- Required task: Pictures aside, quote the whole listing exactly.

BEGIN

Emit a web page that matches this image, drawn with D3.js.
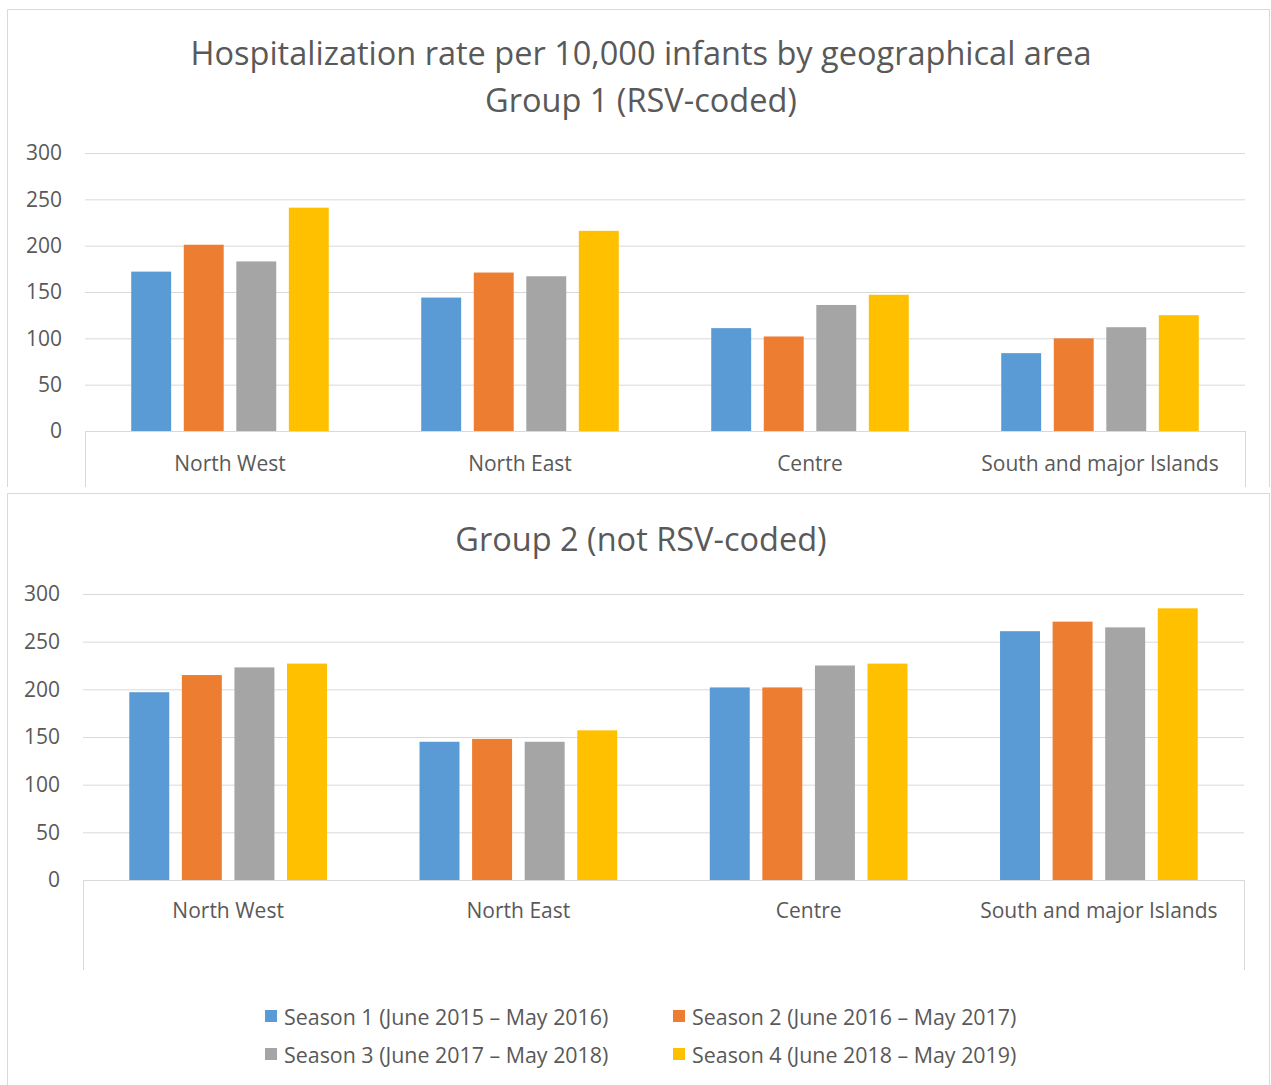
<!DOCTYPE html>
<html>
  <head>
    <meta charset="utf-8">
    <style>
    body { margin: 0; background: #fff; }
    svg text { font-family: "Open Sans", "Noto Sans", sans-serif; fill: #595959; }
    </style>
  </head>
  <body>
    <div id="chart-area"></div>

    <script src="https://d3js.org/d3.v7.min.js"></script>
    <script>
      // data
      const regions = ["North West", "North East", "Centre", "South and major Islands"];
      const seasons = [
        "Season 1 (June 2015 \u2013 May 2016)",
        "Season 2 (June 2016 \u2013 May 2017)",
        "Season 3 (June 2017 \u2013 May 2018)",
        "Season 4 (June 2018 \u2013 May 2019)"
      ];
      const colors = ["#5b9bd5", "#ed7d31", "#a5a5a5", "#ffc000"];
      const yTicks = [0, 50, 100, 150, 200, 250, 300];

      // Group 1 (RSV-coded), one array per season, in region order
      const group1Season1 = [172, 144, 111, 84];
      const group1Season2 = [201, 171, 102, 100];
      const group1Season3 = [183, 167, 136, 112];
      const group1Season4 = [241, 216, 147, 125];

      // Group 2 (not RSV-coded)
      const group2Season1 = [197, 145, 202, 261];
      const group2Season2 = [215, 148, 202, 271];
      const group2Season3 = [223, 145, 225, 265];
      const group2Season4 = [227, 157, 227, 285];

      const width = 1271;
      const height = 1085;
      const borderColor = "#d9d9d9";

      const svg = d3.select("#chart-area")
        .append("svg")
          .attr("width", width)
          .attr("height", height);

      // panel frames
      svg.append("path")
        .attr("d", "M7.5,487V9.5H1269.5V487")
        .attr("fill", "none")
        .attr("stroke", borderColor);

      svg.append("rect")
        .attr("x", 7.5)
        .attr("y", 493.5)
        .attr("width", 1262)
        .attr("height", 600)
        .attr("fill", "none")
        .attr("stroke", borderColor);

      function drawPanel(series, box) {
        const g = svg.append("g");

        const x0 = d3.scaleBand()
          .domain(regions)
          .range([box.left, box.right]);

        const x1 = d3.scaleBand()
          .domain(d3.range(seasons.length))
          .range([0, x0.bandwidth()])
          .paddingInner(0.24)
          .paddingOuter(0.88);

        const y = d3.scaleLinear()
          .domain([0, 300])
          .range([box.zero, box.top]);

        // gridlines + y labels
        const yAxis = g.append("g")
          .attr("transform", `translate(${box.left},0)`)
          .call(d3.axisLeft(y)
            .tickValues(yTicks)
            .tickSize(-(box.right - box.left))
            .tickPadding(23));
        yAxis.select(".domain").remove();
        yAxis.selectAll("line").attr("stroke", borderColor);
        yAxis.selectAll("text")
          .attr("fill", "#595959")
          .style("font-size", "21px");

        // bars
        regions.forEach((r, i) => {
          g.selectAll(null)
            .data(series.map(s => s[i]))
            .enter().append("rect")
              .attr("x", (d, j) => x0(r) + x1(j))
              .attr("y", d => y(d))
              .attr("width", x1.bandwidth())
              .attr("height", d => y(0) - y(d))
              .attr("fill", (d, j) => colors[j]);
        });

        // category axis
        const xAxis = g.append("g")
          .attr("transform", `translate(0,${box.zero})`)
          .call(d3.axisBottom(x0).tickSize(0).tickPadding(box.labelPad));
        xAxis.select(".domain").attr("stroke", borderColor);
        xAxis.selectAll("text")
          .attr("fill", "#595959")
          .style("font-size", "21px");

        // end lines of the category axis
        g.selectAll(null)
          .data(x0.range())
          .enter().append("line")
            .attr("x1", d => d + 0.5)
            .attr("x2", d => d + 0.5)
            .attr("y1", box.zero)
            .attr("y2", box.axisBottom)
            .attr("stroke", borderColor);

        // title lines
        g.selectAll(null)
          .data(box.title)
          .enter().append("text")
            .attr("x", width / 2 + 5.5)
            .attr("y", (d, i) => box.titleY + i * 47)
            .attr("text-anchor", "middle")
            .attr("dominant-baseline", "central")
            .style("font-size", "32.5px")
            .text(d => d);
      }

      drawPanel(
        [group1Season1, group1Season2, group1Season3, group1Season4],
        {
          left: 85, right: 1245, top: 153, zero: 431, axisBottom: 487,
          titleY: 52, labelPad: 25,
          title: ["Hospitalization rate per 10,000 infants by geographical area", "Group 1 (RSV-coded)"]
        }
      );

      drawPanel(
        [group2Season1, group2Season2, group2Season3, group2Season4],
        {
          left: 83, right: 1244, top: 594, zero: 880, axisBottom: 970,
          titleY: 538, labelPad: 23,
          title: ["Group 2 (not RSV-coded)"]
        }
      );

      // legend, two columns by two rows
      const legend = svg.append("g");
      const legendCols = [265, 673];
      const legendRows = [1016, 1054];

      const item = legend.selectAll("g")
        .data(seasons)
        .enter().append("g")
          .attr("transform", (d, i) => `translate(${legendCols[i % 2]},${legendRows[Math.floor(i / 2)]})`);

      item.append("rect")
        .attr("x", 0)
        .attr("y", -6)
        .attr("width", 12)
        .attr("height", 12)
        .attr("fill", (d, i) => colors[i]);

      item.append("text")
        .attr("x", 19)
        .attr("dominant-baseline", "central")
        .style("font-size", "21.4px")
        .text(d => d);
    </script>
  </body>
</html>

END

- Full solution:
Emit a web page that matches this image, drawn with D3.js.
<!DOCTYPE html>
<html>
  <head>
    <meta charset="utf-8">
    <style>
    body { margin: 0; background: #fff; }
    svg text { font-family: "Open Sans", "Noto Sans", sans-serif; fill: #595959; }
    </style>
  </head>
  <body>
    <div id="chart-area"></div>

    <script src="https://d3js.org/d3.v7.min.js"></script>
    <script>
      // data
      const regions = ["North West", "North East", "Centre", "South and major Islands"];
      const seasons = [
        "Season 1 (June 2015 \u2013 May 2016)",
        "Season 2 (June 2016 \u2013 May 2017)",
        "Season 3 (June 2017 \u2013 May 2018)",
        "Season 4 (June 2018 \u2013 May 2019)"
      ];
      const colors = ["#5b9bd5", "#ed7d31", "#a5a5a5", "#ffc000"];
      const yTicks = [0, 50, 100, 150, 200, 250, 300];

      // Group 1 (RSV-coded), one array per season, in region order
      const group1Season1 = [172, 144, 111, 84];
      const group1Season2 = [201, 171, 102, 100];
      const group1Season3 = [183, 167, 136, 112];
      const group1Season4 = [241, 216, 147, 125];

      // Group 2 (not RSV-coded)
      const group2Season1 = [197, 145, 202, 261];
      const group2Season2 = [215, 148, 202, 271];
      const group2Season3 = [223, 145, 225, 265];
      const group2Season4 = [227, 157, 227, 285];

      const width = 1271;
      const height = 1085;
      const borderColor = "#d9d9d9";

      const svg = d3.select("#chart-area")
        .append("svg")
          .attr("width", width)
          .attr("height", height);

      // panel frames
      svg.append("path")
        .attr("d", "M7.5,487V9.5H1269.5V487")
        .attr("fill", "none")
        .attr("stroke", borderColor);

      svg.append("rect")
        .attr("x", 7.5)
        .attr("y", 493.5)
        .attr("width", 1262)
        .attr("height", 600)
        .attr("fill", "none")
        .attr("stroke", borderColor);

      function drawPanel(series, box) {
        const g = svg.append("g");

        const x0 = d3.scaleBand()
          .domain(regions)
          .range([box.left, box.right]);

        const x1 = d3.scaleBand()
          .domain(d3.range(seasons.length))
          .range([0, x0.bandwidth()])
          .paddingInner(0.24)
          .paddingOuter(0.88);

        const y = d3.scaleLinear()
          .domain([0, 300])
          .range([box.zero, box.top]);

        // gridlines + y labels
        const yAxis = g.append("g")
          .attr("transform", `translate(${box.left},0)`)
          .call(d3.axisLeft(y)
            .tickValues(yTicks)
            .tickSize(-(box.right - box.left))
            .tickPadding(23));
        yAxis.select(".domain").remove();
        yAxis.selectAll("line").attr("stroke", borderColor);
        yAxis.selectAll("text")
          .attr("fill", "#595959")
          .style("font-size", "21px");

        // bars
        regions.forEach((r, i) => {
          g.selectAll(null)
            .data(series.map(s => s[i]))
            .enter().append("rect")
              .attr("x", (d, j) => x0(r) + x1(j))
              .attr("y", d => y(d))
              .attr("width", x1.bandwidth())
              .attr("height", d => y(0) - y(d))
              .attr("fill", (d, j) => colors[j]);
        });

        // category axis
        const xAxis = g.append("g")
          .attr("transform", `translate(0,${box.zero})`)
          .call(d3.axisBottom(x0).tickSize(0).tickPadding(box.labelPad));
        xAxis.select(".domain").attr("stroke", borderColor);
        xAxis.selectAll("text")
          .attr("fill", "#595959")
          .style("font-size", "21px");

        // end lines of the category axis
        g.selectAll(null)
          .data(x0.range())
          .enter().append("line")
            .attr("x1", d => d + 0.5)
            .attr("x2", d => d + 0.5)
            .attr("y1", box.zero)
            .attr("y2", box.axisBottom)
            .attr("stroke", borderColor);

        // title lines
        g.selectAll(null)
          .data(box.title)
          .enter().append("text")
            .attr("x", width / 2 + 5.5)
            .attr("y", (d, i) => box.titleY + i * 47)
            .attr("text-anchor", "middle")
            .attr("dominant-baseline", "central")
            .style("font-size", "32.5px")
            .text(d => d);
      }

      drawPanel(
        [group1Season1, group1Season2, group1Season3, group1Season4],
        {
          left: 85, right: 1245, top: 153, zero: 431, axisBottom: 487,
          titleY: 52, labelPad: 25,
          title: ["Hospitalization rate per 10,000 infants by geographical area", "Group 1 (RSV-coded)"]
        }
      );

      drawPanel(
        [group2Season1, group2Season2, group2Season3, group2Season4],
        {
          left: 83, right: 1244, top: 594, zero: 880, axisBottom: 970,
          titleY: 538, labelPad: 23,
          title: ["Group 2 (not RSV-coded)"]
        }
      );

      // legend, two columns by two rows
      const legend = svg.append("g");
      const legendCols = [265, 673];
      const legendRows = [1016, 1054];

      const item = legend.selectAll("g")
        .data(seasons)
        .enter().append("g")
          .attr("transform", (d, i) => `translate(${legendCols[i % 2]},${legendRows[Math.floor(i / 2)]})`);

      item.append("rect")
        .attr("x", 0)
        .attr("y", -6)
        .attr("width", 12)
        .attr("height", 12)
        .attr("fill", (d, i) => colors[i]);

      item.append("text")
        .attr("x", 19)
        .attr("dominant-baseline", "central")
        .style("font-size", "21.4px")
        .text(d => d);
    </script>
  </body>
</html>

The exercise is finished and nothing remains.